On reconnait bien ici la
philosophie macronienne concernant la réduction du
déficit public : préférer la diminution des rémunérations à celle des
effectifs de la FP d’Etat.
Déficit de croissance
depuis 2018 : une coupable, la trop faible consommation
En janvier 2020, les projections
du COR pêchent, en effet, déjà par excès d’optimisme. D’après les projections
macroéconomiques de la Banque de France de décembre 2019 (7), la croissance du
PIB ne sera que de + 1,1% en 2020
(et non de + 1,3%) et de + 1,3% en
2021 et en 2022 (et non de + 1,4%). Quant à l’hypothèse du COR (ou du Premier
ministre) d’une remontée de la croissance à + 1,6% de 2026 à 2030, elle parait très « hypothétique » !
Des analystes patentés attribuent
volontiers la perte de croissance entre 2018 et 2020 à la « nette dégradation de l’environnement
international » qui serait la cause de la baisse de la « contribution » du commerce
extérieur à la croissance de + 0,7% du PIB en 2018 à
- 0,2% en 2019 et à -
0,3% en 2020, avant sa remontée projetée à -
0,1% en 2021 et à 0 % en 2022. En réalité, le déficit des échanges extérieurs de la France est
un maillon faible persistant de notre économie révélateur d’un défaut de compétitivité, à
l’intérieur de l’UE notamment, ainsi que de notre coûteuse dépendance
énergétique. La balance commerciale (marchandises) de la France est négative
depuis l’an 2000. Selon les comptes nationaux, la balance de l’ensemble des
biens et services a été dans le rouge de - 12,9 Mds €
en 2015, de - 18,2 Mds € en 2016, de - 25,3 Mds € en 2017 et de - 18,2 Mds € en 2018 (8).
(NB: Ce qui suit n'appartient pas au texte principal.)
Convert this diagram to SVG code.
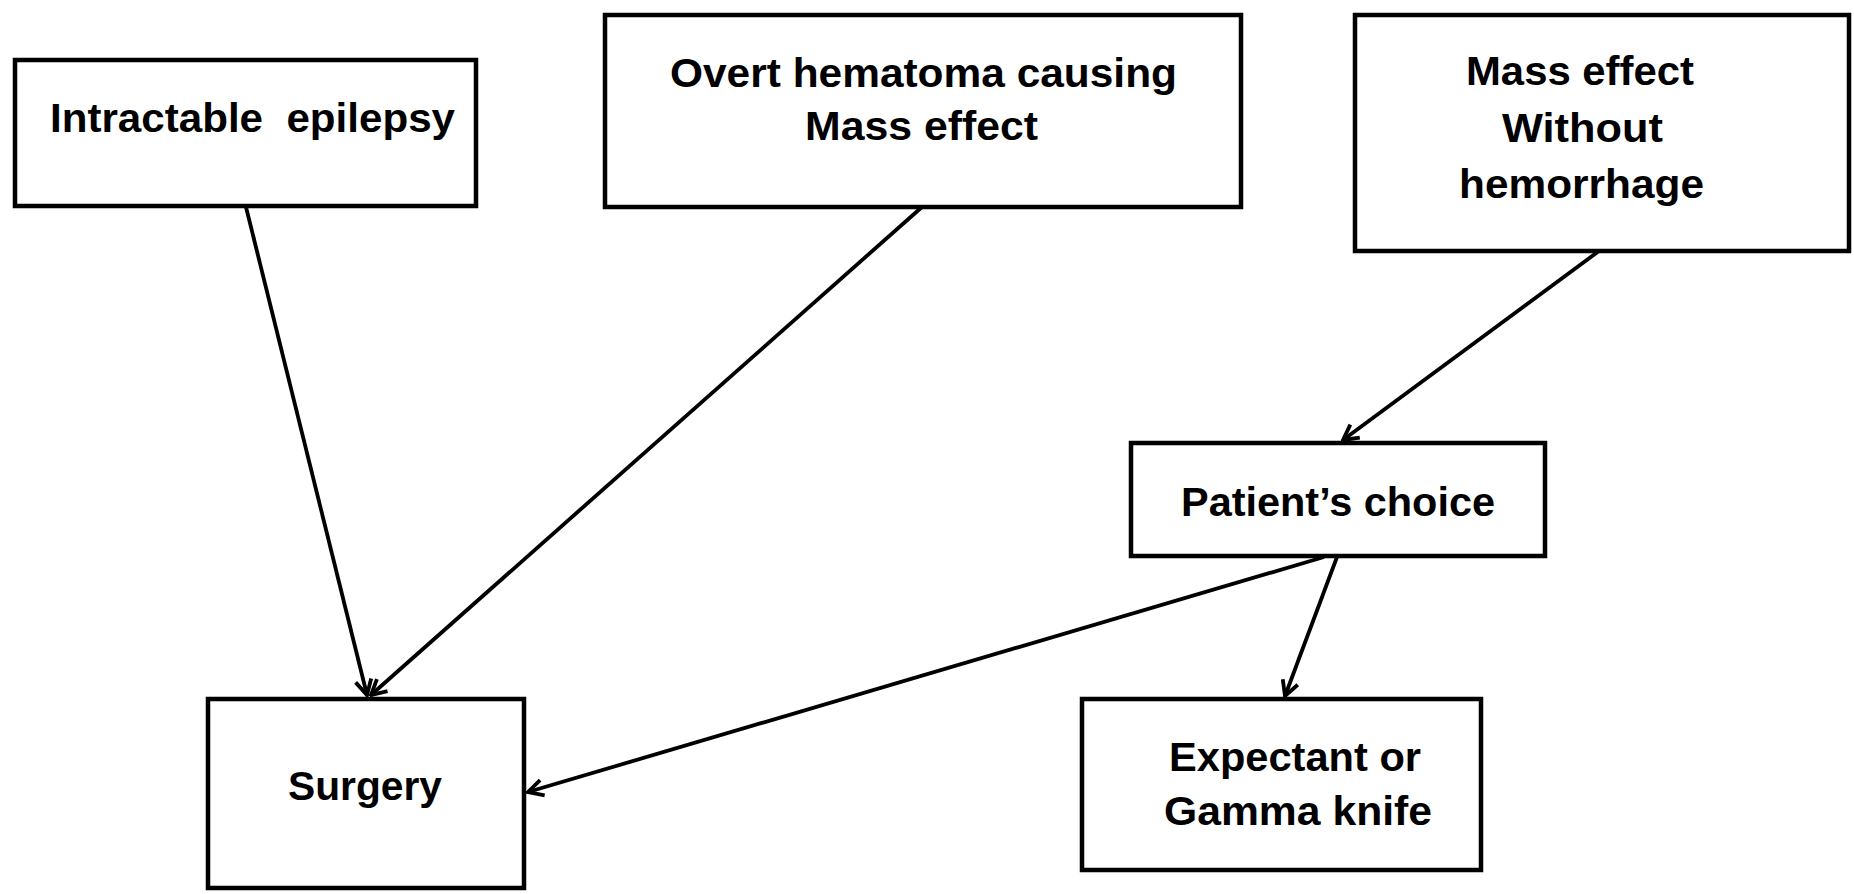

Les hausses des prix des hydrocarbures ont été en partie responsables de ce
déficit. Pourtant, cette dernière année avait connu une « embellie ».
Grâce au dynamisme des industries pharmaceutiques, de l’agro-alimentaire, des
industries du luxe et, plus encore, de l’aéronautique (9), les exportations
totales avaient cru de + 3,5% en volume (à prix constants),
alors que les importations n’avaient augmenté que de + 1,3%. C’est cette amélioration
temporaire du solde extérieur en volume qui a « contribué » à la croissance
en volume à hauteur de + 0,7% du PIB en 2018.